Manchmal muss man sich nur ein bisschen anstrengen, dann versteht man sie auch. Die Amerikaner. Also die Menschen in den "Vereinigten Staaten von Amerika".
Ist nicht immer einfach, aber irgendwann kommt man meist darauf, dass alles mit ihrer Geschichte zu tun hat. Irgendwie. Auch diese Sache mit den braunen Papiertüten, aus denen sie ihr Bier trinken, obwohl es ja schon in einer Flasche steckt. Also unmittelbar Schuld daran war die Eisenbahn, die, die durchs Land gebaut wurde und Bier und Schnaps plötzlich in endlosen Zügen und rauen Mengen anliefern konnte. Und später noch der Kühlschrank, der das alles dann auch noch in größter Hitze kühl hielt. Aber man muss noch viel weiter zurückblicken, damit die Sache mit der braunen Papiertüte einleuchtet.
Kirche und Saloon
Denn eigentlich war es so: Irgendwann hatten viele Bürger in den USA diese fixe Idee, dass sie in God's Own Country leben würden - in Gottes eigenem Land. Nicht ganz im Paradies, das nicht, aber fast. Ein vielgelesener Kerl wie der Publizist Thomas Paine hat daraus direkt einen Auftrag an alle Bürger abgeleitet, fast eine Mission: "Wir haben es in unserer Hand, die Welt von neuem zu beginnen."
Ziemlich starker Satz. Auch schon Ende des 18. Jahrhunderts. Und nicht falsch. Schon gar nicht im Vergleich zu der Welt, aus der die meisten, frischgebackenen Amerikaner kamen: dem alten Europa.

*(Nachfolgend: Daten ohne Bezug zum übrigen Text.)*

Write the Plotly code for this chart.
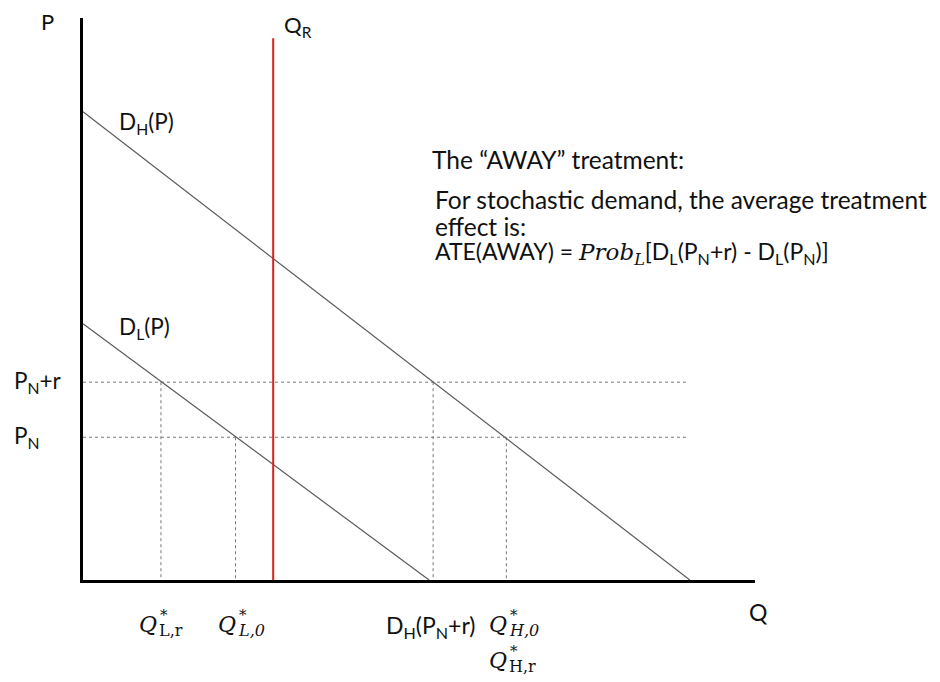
import plotly.graph_objects as go

# ---- data (diagram units: Q on x 0-100, P on y 0-100) ----
dh_q = [0, 90.3]          # high demand D_H(P)
dh_p = [83.3, 0]
dl_q = [0, 51.5]          # low demand D_L(P)
dl_p = [45.6, 0]
q_r = 28.3                # capacity Q_R
q_r_top = 96.4
p_levels = [35.2, 25.4]   # P_N+r, P_N
p_labels = ["P<sub>N</sub>+r", "P<sub>N</sub>"]
h_end = 89.9              # end of dashed price lines
q_marks = [11.6, 22.7, 52.1, 63.0]   # Q*_L,r  Q*_L,0  D_H(P_N+r)  Q*_H,0
q_mark_p = [35.2, 25.4, 35.2, 25.4]

SANS = "Lato, 'Open Sans', sans-serif"
SERIF = "'DejaVu Serif', 'Liberation Serif', serif"
GREY = "#5a5a5a"

fig = go.Figure()

for p in p_levels:
    fig.add_trace(go.Scatter(x=[0, h_end], y=[p, p], mode="lines",
                             line=dict(color="#777777", width=1, dash="3px,3px"),
                             hoverinfo="skip", showlegend=False))
for q, p in zip(q_marks, q_mark_p):
    fig.add_trace(go.Scatter(x=[q, q], y=[p, 0], mode="lines",
                             line=dict(color="#777777", width=1, dash="3px,3px"),
                             hoverinfo="skip", showlegend=False))
fig.add_trace(go.Scatter(x=dh_q, y=dh_p, mode="lines",
                         line=dict(color=GREY, width=1.2), hoverinfo="skip", showlegend=False))
fig.add_trace(go.Scatter(x=dl_q, y=dl_p, mode="lines",
                         line=dict(color=GREY, width=1.2), hoverinfo="skip", showlegend=False))
fig.add_trace(go.Scatter(x=[q_r, q_r], y=[0, q_r_top], mode="lines",
                         line=dict(color="#e0201b", width=2), hoverinfo="skip", showlegend=False))

# page body adds an 8px margin; lay out in window pixels and compensate
OFF = 8
W, H = 940 - OFF, 682 - OFF
PL, PR, PT, PB = 83, 755, 18, 580          # plot area in window pixels
L, T = PL - OFF, PT - OFF
R, B = W - (PR - OFF), H - (PB - OFF)
PW, PH = PR - PL, PB - PT


def px(xp):
    return (xp - PL) / PW


def py(yp):
    return (PB - yp) / PH


ann = []


def text(x, y, s, xanchor="left", size=23, family=SANS, xref="paper", yref="paper"):
    ann.append(dict(x=x, y=y, xref=xref, yref=yref, text=s, showarrow=False,
                    xanchor=xanchor, yanchor="middle",
                    font=dict(family=family, size=size, color="#111111")))


text(px(47), py(21), "P", xanchor="center", size=22)
text(px(282), py(26), "Q<sub>R</sub>", size=22)
text(px(117), py(123), "D<sub>H</sub>(P)", size=22.5)
text(px(117), py(328), "D<sub>L</sub>(P)", size=22.5)
for p, lab in zip(p_levels, p_labels):
    text(px(12), p, lab, yref="y", size=22.5)
text(px(758), py(612), "Q", xanchor="center")
text(px(384), py(626), "D<sub>H</sub>(P<sub>N</sub>+r)")


def qstar(xq, yc, sub, italic_sub):
    text(px(xq), py(yc), "<i>Q</i>", size=22, family=SERIF)
    text(px(xq + 21), py(yc - 9), "*", size=15, family=SERIF)
    s = "<i>%s</i>" % sub if italic_sub else sub
    text(px(xq + 20), py(yc + 6), s, size=16, family=SERIF)


qstar(137, 624, "L,r", False)
qstar(216, 624, "L,0", True)
qstar(487, 624, "H,0", True)
qstar(487, 660, "H,r", False)

BS = 24.5
text(px(430), py(160), "The \u201cAWAY\u201d treatment:", size=BS)
text(px(433), py(200), "For stochastic demand, the average treatment", size=BS)
text(px(433), py(226), "effect is:", size=BS)
text(px(433), py(253),
     "ATE(AWAY) = <span style=\"font-family:'DejaVu Serif',serif\"><i>Prob<sub>L</sub></i></span>"
     "[D<sub>L</sub>(P<sub>N</sub>+r) - D<sub>L</sub>(P<sub>N</sub>)]", size=23)

fig.update_layout(
    width=W, height=H,
    margin=dict(l=L, r=R, t=T, b=B),
    paper_bgcolor="white", plot_bgcolor="white",
    xaxis=dict(range=[0, 100], showgrid=False, zeroline=False, showticklabels=False,
               ticks="", showline=True, linecolor="black", linewidth=2.5, fixedrange=True),
    yaxis=dict(range=[0, 100], showgrid=False, zeroline=False, showticklabels=False,
               ticks="", showline=True, linecolor="black", linewidth=2.5, fixedrange=True),
    annotations=ann,
    showlegend=False,
)

fig.write_html("out.html")
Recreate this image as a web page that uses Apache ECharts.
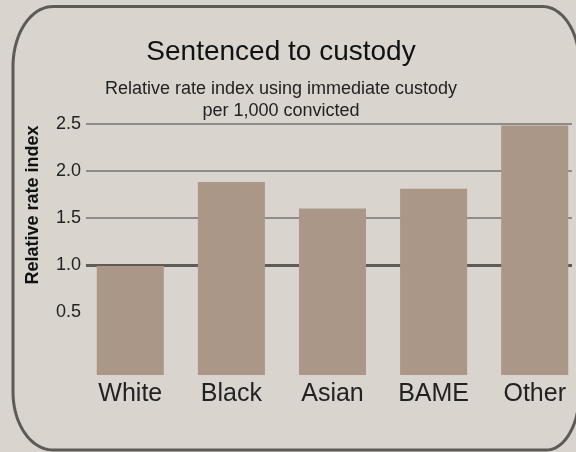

In der neuen Welt, in God's Own Country, gab es erst mal keine Gutsherren, die einen herumschubsten, kein Gesetz, das einem das Heiraten verbat, wenn man nicht genug Geld und Hof vorweisen konnte und es gab auch keinen Fürsten, der einen ungefragt und trotz großer Dämlichkeit regieren durfte. Die Ständegesellschaft war abgeschafft. Es hätte sowieso kein Adeliger in der amerikanischen Wildnis residieren wollen.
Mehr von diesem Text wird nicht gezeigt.